Family planning engaged women in the workforce
Wahiduddin Mahmud said it was the family planning programme, not the microcredit which engaged the women from the middle class and lower middle class to the workforce in the country.
"Many of you do not know that in Bangladesh the middle class and lower middle class women started working outside their home not for the microcredit, it was for the family planning workers who worked to inform people door to door," he said.
He mentioned that the health workers, especially the family planning workers, used to go to every door in the 80's. It was extremely successful and made an example to the whole world.

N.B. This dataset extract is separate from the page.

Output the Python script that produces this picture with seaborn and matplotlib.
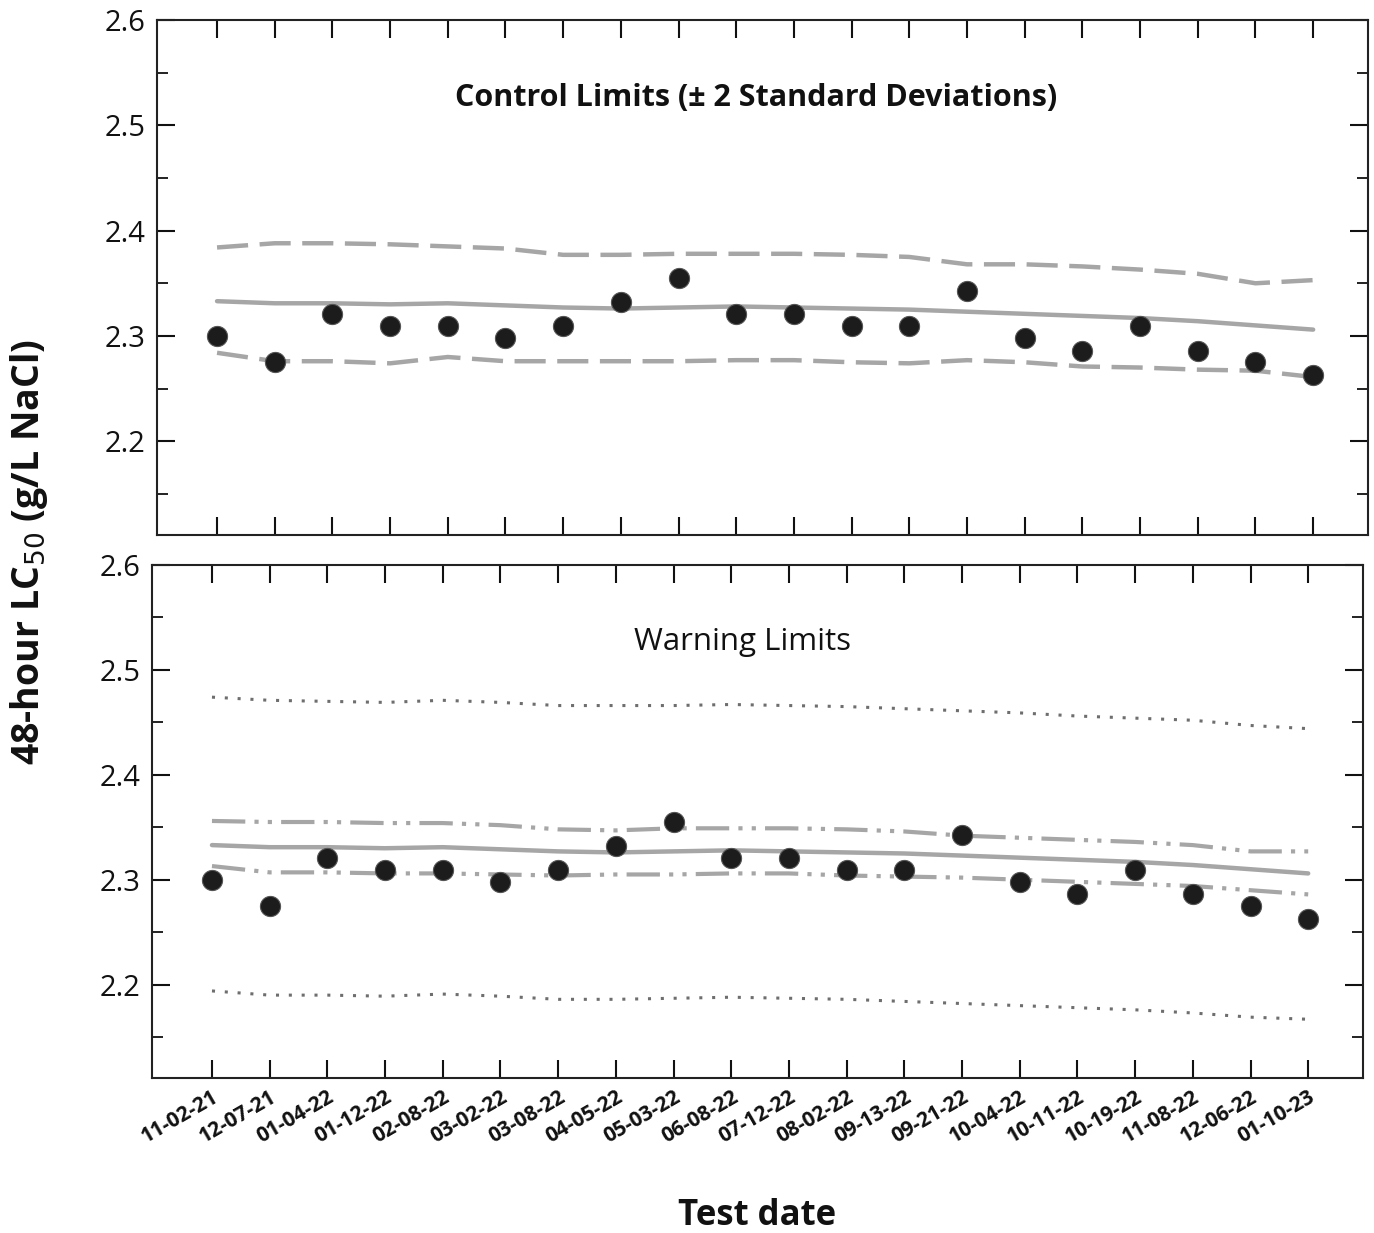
import matplotlib
matplotlib.use("Agg")
import matplotlib.pyplot as plt
from matplotlib.ticker import MultipleLocator
import numpy as np
import pandas as pd
import seaborn as sns

# Test dates and 48-hour LC50 results (g/L NaCl)
test_dates = ["11-02-21", "12-07-21", "01-04-22", "01-12-22", "02-08-22",
              "03-02-22", "03-08-22", "04-05-22", "05-03-22", "06-08-22",
              "07-12-22", "08-02-22", "09-13-22", "09-21-22", "10-04-22",
              "10-11-22", "10-19-22", "11-08-22", "12-06-22", "01-10-23"]
lc50 = [2.300, 2.275, 2.321, 2.309, 2.309, 2.298, 2.309, 2.332, 2.355, 2.321,
        2.321, 2.309, 2.309, 2.343, 2.298, 2.286, 2.309, 2.286, 2.275, 2.263]

# Running mean
mean_line = [2.333, 2.331, 2.331, 2.330, 2.331, 2.329, 2.327, 2.326, 2.327, 2.328,
             2.327, 2.326, 2.325, 2.323, 2.321, 2.319, 2.317, 2.314, 2.310, 2.306]

# Control limits (+/- 2 SD)
control_upper = [2.384, 2.388, 2.388, 2.387, 2.385, 2.383, 2.377, 2.377, 2.378, 2.378,
                 2.378, 2.377, 2.375, 2.368, 2.368, 2.366, 2.363, 2.359, 2.350, 2.353]
control_lower = [2.284, 2.276, 2.276, 2.274, 2.280, 2.276, 2.276, 2.276, 2.276, 2.277,
                 2.277, 2.275, 2.274, 2.277, 2.275, 2.271, 2.270, 2.268, 2.267, 2.261]

# Warning limits
warn_outer_upper = [2.474, 2.471, 2.470, 2.469, 2.471, 2.469, 2.466, 2.466, 2.466, 2.467,
                    2.466, 2.465, 2.463, 2.461, 2.459, 2.456, 2.454, 2.452, 2.447, 2.444]
warn_outer_lower = [2.194, 2.190, 2.190, 2.189, 2.191, 2.189, 2.186, 2.186, 2.187, 2.188,
                    2.187, 2.186, 2.184, 2.182, 2.180, 2.178, 2.176, 2.173, 2.169, 2.167]
warn_inner_upper = [2.356, 2.355, 2.355, 2.354, 2.354, 2.352, 2.348, 2.347, 2.349, 2.349,
                    2.349, 2.348, 2.346, 2.342, 2.340, 2.338, 2.336, 2.333, 2.327, 2.327]
warn_inner_lower = [2.313, 2.307, 2.307, 2.306, 2.306, 2.305, 2.304, 2.305, 2.305, 2.306,
                    2.306, 2.304, 2.303, 2.302, 2.300, 2.298, 2.296, 2.294, 2.290, 2.286]

sns.set_style("ticks")
plt.rcParams["font.family"] = ["Open Sans", "DejaVu Sans"]
plt.rcParams["text.color"] = "#111111"
plt.rcParams["xtick.color"] = "#111111"
plt.rcParams["ytick.color"] = "#111111"

df = pd.DataFrame({
    "idx": np.arange(len(test_dates)),
    "date": test_dates,
    "lc50": lc50,
    "mean": mean_line,
    "cu": control_upper,
    "cl": control_lower,
    "wou": warn_outer_upper,
    "wol": warn_outer_lower,
    "wiu": warn_inner_upper,
    "wil": warn_inner_lower,
})

fig = plt.figure(figsize=(13.74, 12.33), dpi=100)
ax1 = fig.add_axes([0.1143, 0.5661, 0.8813, 0.4177])
ax2 = fig.add_axes([0.1106, 0.1257, 0.8814, 0.4161])

grey = "#a6a6a6"
dot_grey = "#6e6e6e"
dashed = (0, (7, 2.6))
dash_dot_dot = (0, (8, 2.2, 1, 2.2, 1, 2.2))
dotted = (0, (1, 3.2))


def draw_line(ax, col, color, ls, lw):
    sns.lineplot(data=df, x="idx", y=col, ax=ax, color=color, linestyle=ls,
                 linewidth=lw, legend=False)


# Upper panel: control limits
draw_line(ax1, "cu", grey, dashed, 3.2)
draw_line(ax1, "cl", grey, dashed, 3.2)
draw_line(ax1, "mean", grey, "-", 3.2)
sns.scatterplot(data=df, x="idx", y="lc50", ax=ax1, color="#1c1c1c", s=210,
                edgecolor="#555555", linewidth=0.8, zorder=5, legend=False)
ax1.text(0.495, 0.849, "Control Limits (\u00b1 2 Standard Deviations)",
         transform=ax1.transAxes, ha="center", va="center",
         fontsize=22, fontweight="bold")

# Lower panel: warning limits
draw_line(ax2, "wou", dot_grey, dotted, 2.2)
draw_line(ax2, "wol", dot_grey, dotted, 2.2)
draw_line(ax2, "wiu", grey, dash_dot_dot, 3.0)
draw_line(ax2, "wil", grey, dash_dot_dot, 3.0)
draw_line(ax2, "mean", grey, "-", 3.2)
sns.scatterplot(data=df, x="idx", y="lc50", ax=ax2, color="#1c1c1c", s=210,
                edgecolor="#555555", linewidth=0.8, zorder=5, legend=False)
ax2.text(0.488, 0.849, "Warning Limits", transform=ax2.transAxes,
         ha="center", va="center", fontsize=22.5)

for ax in (ax1, ax2):
    ax.set_xlim(-1.04, 19.95)
    ax.set_ylim(2.111, 2.6)
    ax.set_xticks(df["idx"])
    ax.yaxis.set_major_locator(MultipleLocator(0.1))
    ax.yaxis.set_minor_locator(MultipleLocator(0.05))
    ax.set_yticks([2.2, 2.3, 2.4, 2.5, 2.6])
    ax.tick_params(axis="both", which="major", direction="in", length=13,
                   width=1.5, top=True, right=True, labelsize=21, pad=8)
    ax.tick_params(axis="y", which="minor", direction="in", length=8,
                   width=1.3, right=True)
    for sp in ax.spines.values():
        sp.set_linewidth(1.5)
        sp.set_color("#222222")
    ax.set_xlabel("")
    ax.set_ylabel("")
    ax.set_yticklabels(["2.2", "2.3", "2.4", "2.5", "2.6"])

ax1.set_xticklabels([])
ax2.set_xticklabels(test_dates, rotation=30, ha="right", rotation_mode="anchor",
                    fontsize=15, fontweight="bold")
ax2.tick_params(axis="x", which="major", pad=6)

fig.text(0.551, 0.0065, "Test date", ha="center", va="baseline",
         fontsize=25, fontweight="bold")
fig.text(0.021, 0.552, "48-hour LC$_{50}$ (g/L NaCl)", rotation=90,
         ha="center", va="center", fontsize=27, fontweight="bold")

fig.savefig("out.png", dpi=100)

As a result, he said that the birth rate was controlled, which did not happen in any developing country across the globe. As a result of reducing birth rate, the child death rate was also reduced, and the country had made tremendous progress in the social development index.
However, the adviser regretted that the programme was stopped and the birth rate is stagnant in one place.
Four projects get Ecnec approval
Two new and two revised development projects involving Tk1,222 crore were approved today.
The planning adviser said that out of the overall outlay of Tk1,222 crore, Tk964 crore will come from the government, Tk100 crore as project assistance and the rest of Tk158.16 crore from the concerned organisation's own fund.
The two newly approved projects are — Two Appraisal Cum Development Wells (Sundalpur 4 and Srikail 5) and Two Exploratory Wells (Sundalpur South 1 and Jamalur 1) involving Tk588.40 crore and Sustainable Social Services Delivery in Chattogram Hill Tracts (2nd Phase) Project involving Tk400 crore.
Two revised projects are — The Bakhrabad-Meghnaghat-Haripur Gas Transmission Pipeline (1st revised) Project with an additional cost of Tk70.63 crore and Tottho Apa: Empowering Women Through ICT Towards Digital Bangladesh Project (2nd phase and 2nd revised) with an additional cost of Tk163.11 crore.
The planning adviser said the title of the Tottho Apa project would be changed.